Ibadah mahdhah yaitu ibadah murni yang secara khusus melibatkan hubungan hamba dengan Tuhannya seperti shalat dan puasa. Karenanya dalam menjalankan ibadah mahdah ini dilandaskan pada asas ketaatan, kudu bersumber dari dalil yang jelas, dan tatacaranya kudu mengikuti apa yang sudah dicontohkan oleh Rasul (an-Nisa:46). Selain itu, ukuran ibadah mahdhah tidak didasarkan pada logika. Artinya tidak semua perintah itu harus dipahami oleh akal.
Ada beberapa perintah ibadah yang tidak bisa dijangkau oleh akal karena sifatnya yang terbatas. Misalnya buang angin alias kentut yang membatalkan wudhu. Agama tidak menganjurkan untuk membersihkan dubur ketika mau shalat, tapi cukup dengan berwudhu lagi. Dengan demikian, ibadah mahdhah dirumuskan sebagai perbuatan yang dilakukan karena Allah dan sesuai syariat.
Sedangkan ibadah ghair mahdhah yaitu ibadah yang hubungannya tidak semata melibatkan hamba dengan Tuhannya, tetapi juga hubungan hamba dengan makhluk Allah yang lain. Perbuatan ini boleh dilakukan asal tidak ada dalil yang melarangnya. Tata cara pelaksanaannya juga tidak harus seperti apa yang dilakukan oleh Rasul karena ada beberapa aktivitas di zaman sekarang yang tidak pernah ada di zaman Rasulullah. Inilah yang disebut dengan bid’ah hasanah.

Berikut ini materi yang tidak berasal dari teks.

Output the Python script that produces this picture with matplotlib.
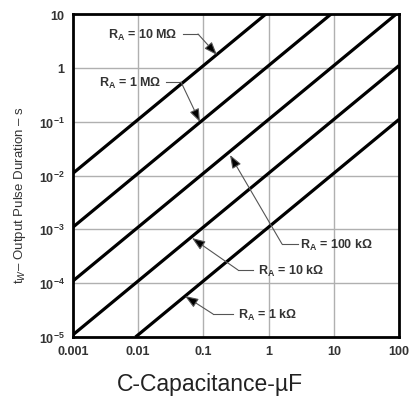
import matplotlib
matplotlib.use("Agg")
import matplotlib.pyplot as plt

plt.rcParams['font.family'] = ['Liberation Sans', 'DejaVu Sans']
plt.rcParams['mathtext.fontset'] = 'custom'
plt.rcParams['mathtext.rm'] = 'Liberation Sans'
plt.rcParams['mathtext.bf'] = 'Liberation Sans:bold'

# end points of each line (capacitance in uF, pulse duration in s)
c_1k = [0.0091, 100]
t_1k = [1e-5, 0.11]
c_10k = [0.001, 100]
t_10k = [1.1e-5, 1.1]
c_100k = [0.001, 91]
t_100k = [1.1e-4, 10]
c_1M = [0.001, 9.1]
t_1M = [1.1e-3, 10]
c_10M = [0.001, 0.91]
t_10M = [0.011, 10]

x_ticks = [0.001, 0.01, 0.1, 1, 10, 100]
x_tick_labels = ['0.001', '0.01', '0.1', '1', '10', '100']
y_ticks = [1e-5, 1e-4, 1e-3, 1e-2, 1e-1, 1, 10]
y_tick_labels = [r'$\mathbf{10^{-5}}$', r'$\mathbf{10^{-4}}$', r'$\mathbf{10^{-3}}$',
                 r'$\mathbf{10^{-2}}$', r'$\mathbf{10^{-1}}$', '1', '10']

fig = plt.figure(figsize=(4.12, 4.06), dpi=100)
ax = fig.add_axes([73 / 412, 1 - 338 / 406, 326 / 412, 323 / 406])

for c, t in [(c_1k, t_1k), (c_10k, t_10k), (c_100k, t_100k), (c_1M, t_1M), (c_10M, t_10M)]:
    ax.plot(c, t, color='black', lw=2.3, solid_capstyle='butt', zorder=3)

ax.set_xscale('log')
ax.set_yscale('log')
ax.set_xlim(0.001, 100)
ax.set_ylim(1e-5, 10)
ax.set_xticks(x_ticks)
ax.set_xticklabels(x_tick_labels, fontsize=9, fontweight='bold', color='#333333')
ax.set_yticks(y_ticks)
ax.set_yticklabels(y_tick_labels, fontsize=9, fontweight='bold', color='#333333')
ax.minorticks_off()
ax.tick_params(length=0, pad=6)
ax.grid(True, color='#b0b0b0', lw=1)
for s in ax.spines.values():
    s.set_linewidth(2)
    s.set_color('black')
    s.set_zorder(4)


# pixel position -> data position
def px(x, y):
    return 10 ** ((x - 73) / 65.2 - 3), 10 ** (1 - (y - 15) / 53.83)


# (label, text anchor px, text side, line start px, bend px, tip px)
notes = [
    (r'R$_\mathbf{A}$ = 10 MΩ', (177, 35), 'right', (183, 35), (198, 35), (217, 56)),
    (r'R$_\mathbf{A}$ = 1 MΩ', (161, 83), 'right', (166, 83), (181, 83), (200, 123)),
    (r'R$_\mathbf{A}$ = 100 kΩ', (300, 245), 'left', (298, 245), (282, 245), (230, 156)),
    (r'R$_\mathbf{A}$ = 10 kΩ', (258, 271), 'left', (253, 271), (238, 271), (192, 239)),
    (r'R$_\mathbf{A}$ = 1 kΩ', (238, 315), 'left', (233, 315), (213, 315), (185, 297)),
]
for lab, tpos, ha, p0, p1, tip in notes:
    ax.text(*px(*tpos), lab, ha=ha, va='center', fontsize=9, fontweight='bold',
            color='#333333', zorder=5)
    a, b = px(*p0)
    c, d = px(*p1)
    ax.plot([a, c], [b, d], color='#555555', lw=0.8, zorder=5)
    ax.annotate('', xy=px(*tip), xytext=(c, d),
                arrowprops=dict(arrowstyle='-|>,head_length=0.8,head_width=0.3',
                                color='#555555', lw=0.8, shrinkA=0, shrinkB=0,
                                fc='black', ec='#555555'), zorder=5)

fig.text(20 / 412, 1 - 195 / 406, 't$_W$– Output Pulse Duration – s', rotation=90,
         ha='center', va='center', fontsize=9.5, color='#333333')
fig.text(210 / 412, 1 - 385 / 406, 'C-Capacitance-µF', ha='center', va='center',
         fontsize=16.5, color='#222222')

fig.savefig('out.png', dpi=100)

Ibadah ghair mahdhah sifatnya rasional alias bisa diperhitungkan baik dan buruknya oleh akal. Karenanya asas yang digunakan dalam melaksanakan ibadah ini bukan ketaatan, tetapi asas manfaat. Jika perayaan maulid nabi itu bertujuan untuk mensyiarkan Islam dan menambah kecintaan kepada Rasul, maka boleh dilakukan meskipun di zaman Rasul dan para sahabat, praktik tersebut belum pernah ada. Karenanya ibadah ghair mahdhah dirumuskan sebagai perbuatan baik yang dilakukan karena Allah.
Kaidah ushul fikh menyebutkan, asal ibadah itu dilarang sebelum ada dalil yang mensyariatkannya. Artinya bersifat tauqifi  atau harus ada dalil pasti yang menjelaskannya. Maksud dari pernyataan ini yaitu, ibadah boleh dilakukan jika ada dalil yang memerintahkannya atau boleh dilakukan jika tidak ada dalil yang melarangnya.
Selain hati yang kudu ikhlas dalam beribadah, agar sempurna dan diterima ibadah yang kita lakukan, kita kudu punya ilmunya. Baik ilmu tentang dasar yang mensyariatkan perbuatan yang kita lakukan atau ilmu mengenai tata cara pelaksanaannya. Ibnu Ruslan menyebut, orang yang beramal tanpa ilmu, maka amalnya tertolak alias tidak diterima.[2] ***





[1]   Syaikh al-Islam Ibnu Taimiyah, al-Ubudiyah, hal.6
[2]   Ibnu Ruslan, Matan al-Zubad, hal 3.